Vikram Chandra’s magnum opus, Sacred Games (2006), is nothing less than a gargantuan literary tapestry — sprawling, audacious, and intricately wrought — which entwines crime, politics, metaphysics, and existential rumination into a panoramic meditation on the manifold contradictions of contemporary India. Extending beyond 900 pages, it is emphatically not a novel for the timorous or the impatient; rather, it demands an almost monastic willingness to immerse oneself in its labyrinthine sprawl, rewarding such devotion with a cultural and literary experience of unforgettable magnitude.
Set primarily in the protean metropolis of Mumbai, the narrative pivots around two antithetical yet strangely twinned protagonists: Sartaj Singh, a jaded, middle-aged Sikh police inspector whose career has been characterised more by equivocation than éclat; and Ganesh Gaitonde, the flamboyant and mephistophelian don of the Mumbai underworld, whose meteoric rise and inevitable cataclysm encapsulate both the seductions and the savageries of power.
What initially masquerades as a routine cops-and-gangsters tale soon metastasises into a protean epic, encompassing terrorism, espionage, religion, politics, love, and, most crucially, the timeless quest for meaning. Chandra structures this edifice through a dazzlingly non-linear architecture: Sartaj’s laconic investigations are interleaved with Gaitonde’s confessional first-person reminiscences, punctuated further by digressive insets that illuminate the backstories of seemingly peripheral figures.

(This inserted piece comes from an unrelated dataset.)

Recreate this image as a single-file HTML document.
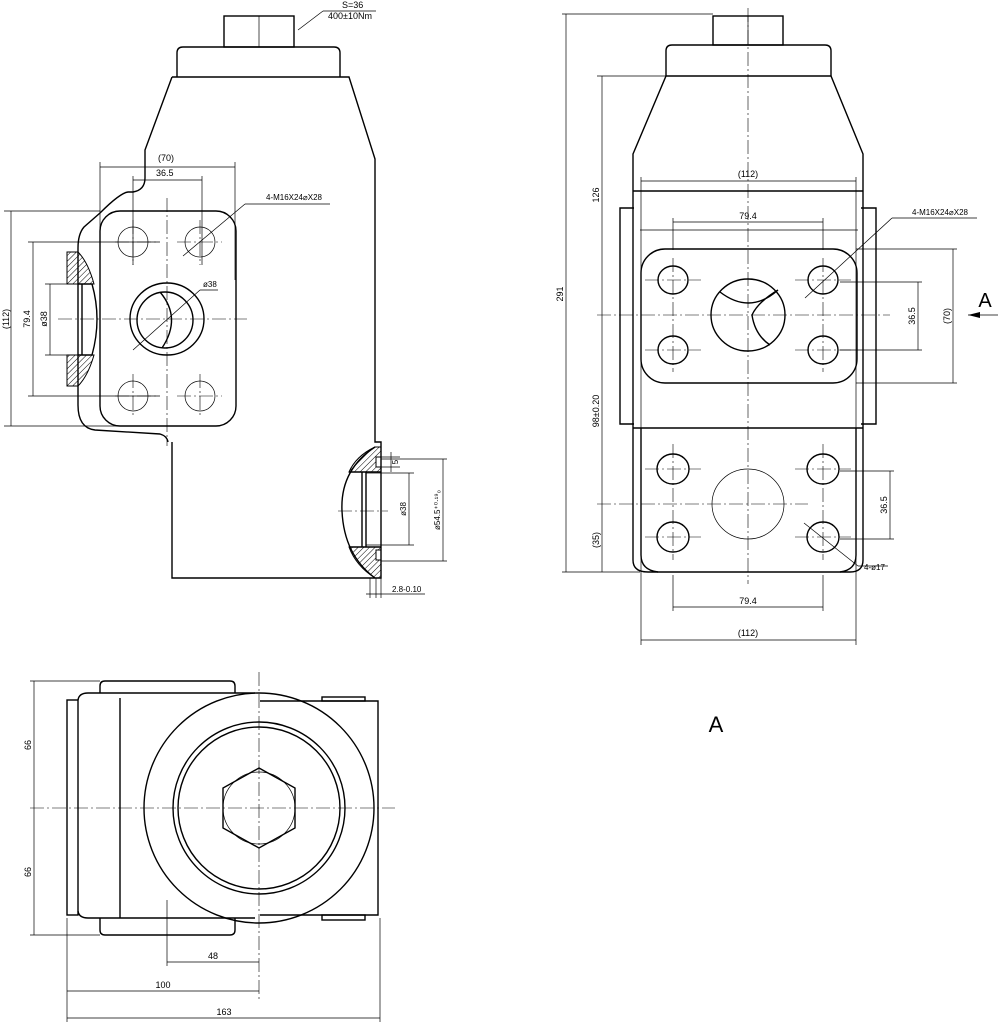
<!DOCTYPE html>
<html><head><meta charset="utf-8"><style>
html,body{margin:0;padding:0;background:#fff;}
svg{display:block;font-family:"Liberation Sans",sans-serif;}
.o{fill:none;stroke:#000;stroke-width:1.4}
.t{fill:none;stroke:#000;stroke-width:0.7}
.c{fill:none;stroke:#000;stroke-width:0.6;stroke-dasharray:14 3 2 3}
text{fill:#000}
.h{fill:url(#hatch);stroke:#000;stroke-width:1}
</style></head><body>
<svg width="999" height="1024" viewBox="0 0 999 1024" font-size="10">
<defs>
<pattern id="hatch" width="4" height="4" patternUnits="userSpaceOnUse" patternTransform="rotate(45)"><line x1="0" y1="0" x2="0" y2="4" stroke="#000" stroke-width="1"/></pattern>
</defs>

<!-- ===== VIEW 1 (left top) ===== -->
<rect class="o" x="224" y="16" width="70" height="31"/>
<line class="t" x1="259" y1="16" x2="259" y2="47"/>
<path class="o" d="M177,77 V53 Q177,47 183,47 H334 Q340,47 340,53 V77"/>
<path class="o" d="M172,77 H349 L375,159 V442 H381 V578 H172 V442"/>
<path class="o" d="M172,77 L145,150 V178 Q145,190 133,192 H128 Q120,193 100,213 L84,227 Q78,234 78,248 V405 Q78,428 95,430 L160,434 Q167,436 168,442"/>
<rect class="o" x="100" y="211" width="136" height="215" rx="20"/>
<g class="t">
<circle cx="133" cy="242" r="15"/><circle cx="200" cy="242" r="15"/>
<circle cx="133" cy="396" r="15"/><circle cx="200" cy="396" r="15"/>
</g>
<ellipse class="o" cx="167" cy="319" rx="37" ry="36"/>
<circle class="o" cx="165" cy="320" r="28"/>
<path class="o" d="M160,292 Q182,318 162,348"/>
<line class="c" x1="167" y1="198" x2="167" y2="446"/>
<line class="c" x1="58" y1="319" x2="247" y2="319"/>
<g class="c">
<line x1="133" y1="220" x2="133" y2="265"/><line x1="115" y1="242" x2="157" y2="242"/>
<line x1="200" y1="220" x2="200" y2="265"/><line x1="177" y1="242" x2="222" y2="242"/>
<line x1="133" y1="374" x2="133" y2="418"/><line x1="115" y1="396" x2="157" y2="396"/>
<line x1="200" y1="374" x2="200" y2="418"/><line x1="177" y1="396" x2="222" y2="396"/>
</g>
<path class="h" d="M67,252 H78 Q88,262 94,284 H67 Z"/>
<path class="h" d="M67,386 H78 Q88,376 94,355 H67 Z"/>
<path class="o" d="M82,284 V355 M78,284 H92 Q102,319 92,355 H78"/>
<g class="t">
<line x1="4" y1="211" x2="100" y2="211"/><line x1="4" y1="426" x2="165" y2="426"/>
<line x1="11" y1="211" x2="11" y2="426"/>
<line x1="28" y1="242" x2="160" y2="242"/><line x1="28" y1="396" x2="160" y2="396"/>
<line x1="33" y1="242" x2="33" y2="396"/>
<line x1="45" y1="284" x2="82" y2="284"/><line x1="45" y1="355" x2="82" y2="355"/>
<line x1="50" y1="284" x2="50" y2="355"/>
<line x1="100" y1="162" x2="100" y2="280"/><line x1="235" y1="162" x2="235" y2="280"/>
<line x1="100" y1="167" x2="235" y2="167"/>
<line x1="133" y1="176" x2="133" y2="265"/><line x1="202" y1="176" x2="202" y2="265"/>
<line x1="133" y1="180" x2="202" y2="180"/>
<line x1="183" y1="256" x2="245" y2="204"/><line x1="245" y1="204" x2="330" y2="204"/>
<line x1="133" y1="350" x2="200" y2="290"/><line x1="200" y1="290" x2="218" y2="290"/>
<line x1="298" y1="30" x2="323" y2="11"/><line x1="323" y1="11" x2="376" y2="11"/>
</g>
<text x="158" y="161" font-size="9">(70)</text>
<text x="156" y="176" font-size="9">36.5</text>
<text x="266" y="200" font-size="8">4-M16X24⌀X28</text>
<text x="203" y="287" font-size="8">ø38</text>
<text x="342" y="8" font-size="9">S=36</text>
<text x="328" y="19" font-size="9">400±10Nm</text>
<text transform="translate(9,319) rotate(-90)" text-anchor="middle" font-size="9">(112)</text>
<text transform="translate(30,319) rotate(-90)" text-anchor="middle" font-size="9">79.4</text>
<text transform="translate(47,319) rotate(-90)" text-anchor="middle" font-size="9">ø38</text>
<!-- lower right port -->
<path class="h" d="M375,447 Q356,456 349,472 H362 V472 H381 V467 H376 V457 H381 V447 Z"/>
<path class="h" d="M349,547 Q356,566 375,578 H381 V560 H376 V550 H381 V547 Z"/>
<path class="o" d="M375,447 Q340,470 342,511 Q344,555 375,578"/>
<path class="o" d="M362,472 V547 M366,472 V547 M349,472 H381 M349,547 H381"/>
<line class="c" x1="338" y1="511" x2="388" y2="511"/>
<g class="t">
<line x1="376" y1="457" x2="400" y2="457"/><line x1="376" y1="467" x2="400" y2="467"/>
<line x1="391" y1="452" x2="391" y2="472"/>
<line x1="366" y1="473" x2="414" y2="473"/><line x1="366" y1="545" x2="414" y2="545"/>
<line x1="409" y1="473" x2="409" y2="545"/>
<line x1="381" y1="459" x2="447" y2="459"/><line x1="381" y1="561" x2="447" y2="561"/>
<line x1="443" y1="459" x2="443" y2="561"/>
<line x1="370" y1="578" x2="370" y2="598"/><line x1="376" y1="578" x2="376" y2="598"/><line x1="381" y1="578" x2="381" y2="598"/>
<line x1="366" y1="594" x2="425" y2="594"/>
</g>
<text transform="translate(398,462) rotate(-90)" text-anchor="middle" font-size="8">5</text>
<text transform="translate(406,509) rotate(-90)" text-anchor="middle" font-size="8">ø38</text>
<text transform="translate(440,510) rotate(-90)" text-anchor="middle" font-size="8">ø54.5⁺⁰·¹⁹₀</text>
<text x="392" y="592" font-size="8">2.8-0.10</text>

<!-- ===== VIEW 2 (right top) ===== -->
<rect class="o" x="713" y="16" width="70" height="29"/>
<line class="t" x1="748" y1="16" x2="748" y2="45"/>
<path class="o" d="M666,76 V51 Q666,45 672,45 H825 Q831,45 831,51 V76"/>
<path class="o" d="M666,76 H831 L863,154 V560 Q863,572 850,572 H648 Q633,572 633,560 V154 Z"/>
<path class="o" d="M633,191 H863 M633,428 H863"/>
<path class="o" d="M634,208 H620 V424 H634 M861,208 H876 V424 H861"/>
<path class="o" d="M641,428 V555 Q641,570 658,572 M856,428 V555 Q856,570 840,572"/>
<rect class="o" x="641" y="249" width="216" height="134" rx="24"/>
<g class="o">
<ellipse cx="673" cy="280" rx="15" ry="14"/><ellipse cx="823" cy="280" rx="15" ry="14"/>
<ellipse cx="673" cy="350" rx="15" ry="14"/><ellipse cx="823" cy="350" rx="15" ry="14"/>
<ellipse cx="673" cy="469" rx="16" ry="15"/><ellipse cx="823" cy="469" rx="16" ry="15"/>
<ellipse cx="673" cy="537" rx="16" ry="15"/><ellipse cx="823" cy="537" rx="16" ry="15"/>
<ellipse cx="748" cy="315" rx="37" ry="36"/>
<path d="M720,292 Q750,315 778,290 M778,290 Q758,302 752,315 Q755,335 770,345"/>
</g>
<ellipse class="t" cx="748" cy="504" rx="36" ry="35"/>
<line class="c" x1="748" y1="8" x2="748" y2="584"/>
<line class="c" x1="597" y1="315" x2="890" y2="315"/>
<line class="c" x1="597" y1="504" x2="808" y2="504"/>
<g class="c">
<line x1="673" y1="258" x2="673" y2="372"/><line x1="823" y1="258" x2="823" y2="372"/>
<line x1="645" y1="280" x2="701" y2="280"/><line x1="795" y1="280" x2="851" y2="280"/>
<line x1="645" y1="350" x2="701" y2="350"/><line x1="795" y1="350" x2="851" y2="350"/>
<line x1="673" y1="444" x2="673" y2="560"/><line x1="823" y1="444" x2="823" y2="560"/>
<line x1="645" y1="469" x2="701" y2="469"/><line x1="795" y1="469" x2="851" y2="469"/>
<line x1="645" y1="537" x2="701" y2="537"/><line x1="795" y1="537" x2="851" y2="537"/>
</g>
<g class="t">
<line x1="562" y1="14" x2="713" y2="14"/><line x1="562" y1="572" x2="640" y2="572"/>
<line x1="566" y1="14" x2="566" y2="572"/>
<line x1="597" y1="76" x2="666" y2="76"/><line x1="602" y1="76" x2="602" y2="572"/>
<line x1="641" y1="177" x2="641" y2="645"/><line x1="856" y1="177" x2="856" y2="645"/>
<line x1="641" y1="181" x2="856" y2="181"/>
<line x1="640" y1="230" x2="858" y2="230"/>
<line x1="673" y1="218" x2="673" y2="250"/><line x1="823" y1="218" x2="823" y2="250"/>
<line x1="673" y1="222" x2="823" y2="222"/>
<line x1="673" y1="575" x2="673" y2="611"/><line x1="823" y1="575" x2="823" y2="611"/>
<line x1="673" y1="607" x2="823" y2="607"/>
<line x1="641" y1="640" x2="856" y2="640"/>
<line x1="840" y1="282" x2="922" y2="282"/><line x1="840" y1="350" x2="922" y2="350"/>
<line x1="918" y1="282" x2="918" y2="350"/>
<line x1="856" y1="249" x2="957" y2="249"/><line x1="856" y1="383" x2="957" y2="383"/>
<line x1="953" y1="249" x2="953" y2="383"/>
<line x1="840" y1="471" x2="894" y2="471"/><line x1="840" y1="539" x2="894" y2="539"/>
<line x1="890" y1="471" x2="890" y2="539"/>
<line x1="805" y1="298" x2="892" y2="218"/><line x1="892" y1="218" x2="977" y2="218"/>
<line x1="804" y1="523" x2="858" y2="566"/><line x1="858" y1="566" x2="888" y2="566"/>
<line x1="968" y1="315" x2="998" y2="315"/>
</g>
<path d="M968,315 L980,312 L980,318 Z" fill="#000"/>
<text x="985" y="307" font-size="20" text-anchor="middle">A</text>
<text x="748" y="177" font-size="9" text-anchor="middle">(112)</text>
<text x="748" y="219" font-size="9" text-anchor="middle">79.4</text>
<text x="748" y="604" font-size="9" text-anchor="middle">79.4</text>
<text x="748" y="636" font-size="9" text-anchor="middle">(112)</text>
<text x="912" y="215" font-size="8">4-M16X24⌀X28</text>
<text x="864" y="570" font-size="8">4-ø17</text>
<text transform="translate(563,294) rotate(-90)" text-anchor="middle" font-size="9">291</text>
<text transform="translate(599,195) rotate(-90)" text-anchor="middle" font-size="9">126</text>
<text transform="translate(599,411) rotate(-90)" text-anchor="middle" font-size="9">98±0.20</text>
<text transform="translate(599,540) rotate(-90)" text-anchor="middle" font-size="9">(35)</text>
<text transform="translate(915,316) rotate(-90)" text-anchor="middle" font-size="9">36.5</text>
<text transform="translate(950,316) rotate(-90)" text-anchor="middle" font-size="9">(70)</text>
<text transform="translate(887,505) rotate(-90)" text-anchor="middle" font-size="9">36.5</text>

<!-- ===== VIEW 3 (bottom) ===== -->
<rect class="o" x="67" y="700" width="11" height="215"/>
<path class="o" d="M78,700 Q79,693 88,693 H255"/>
<path class="o" d="M78,911 Q79,918 88,918 H255"/>
<path class="o" d="M260,701 H378 V915 H260"/>
<path class="o" d="M100,693 V686 Q100,681 105,681 H230 Q235,681 235,686 V693"/>
<path class="o" d="M100,918 V930 Q100,935 105,935 H230 Q235,935 235,930 V918"/>
<rect class="o" x="322" y="697" width="43" height="4"/><rect class="o" x="322" y="915" width="43" height="5"/>
<line class="o" x1="120" y1="698" x2="120" y2="918"/>
<circle class="o" cx="259" cy="808" r="115" fill="#fff"/>
<circle class="o" cx="259" cy="808" r="86"/>
<circle class="o" cx="259" cy="808" r="81"/>
<polygon class="o" points="259,768 295,788 295,828 259,848 223,828 223,788"/>
<circle class="t" cx="259" cy="808" r="36"/>
<line class="c" x1="259" y1="672" x2="259" y2="1000"/>
<line class="c" x1="30" y1="808" x2="395" y2="808"/>
<g class="t">
<line x1="30" y1="681" x2="100" y2="681"/><line x1="30" y1="935" x2="100" y2="935"/>
<line x1="34" y1="681" x2="34" y2="935"/>
<line x1="167" y1="900" x2="167" y2="966"/><line x1="167" y1="962" x2="259" y2="962"/>
<line x1="67" y1="918" x2="67" y2="1022"/><line x1="380" y1="918" x2="380" y2="1022"/>
<line x1="67" y1="991" x2="259" y2="991"/>
<line x1="67" y1="1018" x2="380" y2="1018"/>
</g>
<text transform="translate(31,745) rotate(-90)" text-anchor="middle" font-size="9">66</text>
<text transform="translate(31,872) rotate(-90)" text-anchor="middle" font-size="9">66</text>
<text x="213" y="959" font-size="9" text-anchor="middle">48</text>
<text x="163" y="988" font-size="9" text-anchor="middle">100</text>
<text x="224" y="1015" font-size="9" text-anchor="middle">163</text>
<text x="716" y="732" font-size="22" text-anchor="middle">A</text>
</svg>
</body></html>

The result is a kaleidoscopic mosaic, less concerned with linear plot than with capturing the polyphonic, multitudinous essence of Mumbai and India itself.
At its philosophical fulcrum lies the unsettling interrogation of the porous boundary between legality and criminality. Sartaj, far from a paragon of rectitude, is weary, compromised, and perennially vulnerable to corruption. Gaitonde, conversely, is at once monstrous and mesmerising — a man forged by brutal necessity and vaulting ambition, yet perennially shadowed by loneliness and a ravenous spiritual hunger. Through Gaitonde’s entanglement with the enigmatic Guru-ji, Chandra delves into the manipulation of faith, the seductions of religious extremism, and the perilous quest for transcendence.
The sweep of history is ever-present: Partition, the Emergency, the rise of Hindu nationalism, the metastasis of global terrorism — all form the turbulent backdrop against which individual destinies unfold. The city of Mumbai emerges, perhaps, as the most incandescent character of all: its chawls and skyscrapers, its fetid slums and glittering studios, its dens of vice and sanctuaries of aspiration coalesce into a tableau both intoxicating and infernal.
Yet beneath the violence and intrigue, the narrative persistently circles back to metaphysical conundrums: What is the price of survival? Where lies redemption? Does power illuminate or annihilate the soul? Sartaj’s melancholic ruminations and Gaitonde’s manic self-justifications represent two poles of this philosophical dialectic, both orbiting the same void of meaning.
Chandra’s prose is lushly capacious, exuberantly multilingual, and unapologetically polyphonic. English narration is laced with Hindi, Marathi, Punjabi, and the pungent argot of Bombay, creating a hybrid idiom that vibrates with authenticity. The tonal registers oscillate wildly — by turns noir procedural, political allegory, philosophical tract, and lyrical meditation. Its very unevenness, often castigated as prolixity, can instead be read as a deliberate aesthetic gesture, mirroring the chaotic simultaneity of Mumbai’s lived reality.
Sacred Games is, in the final analysis, a rare literary enterprise that aspires not merely to narrate but to encompass: to capture the centrifugal energies of a nation in flux. Gaitonde stands as one of the most indelible villains in modern Indian literature, a voice at once repellent and riveting. Crucially, the novel does not dilute its Indianness to pander to international palates; it insists upon immersion, demanding that readers grapple with its vernacular textures on their own terms.
Colossal in scale, multifarious in ambition, flawed yet magnificent, Sacred Games is simultaneously gangster saga, police procedural, political tract, and spiritual exegesis. For readers willing to surrender to its monumental length and complexity, it offers not merely a narrative but an initiation — into the convulsions, contradictions, and kaleidoscopic vitality of India itself: violent yet spiritual, venal yet aspirational, fragmented yet exuberantly alive.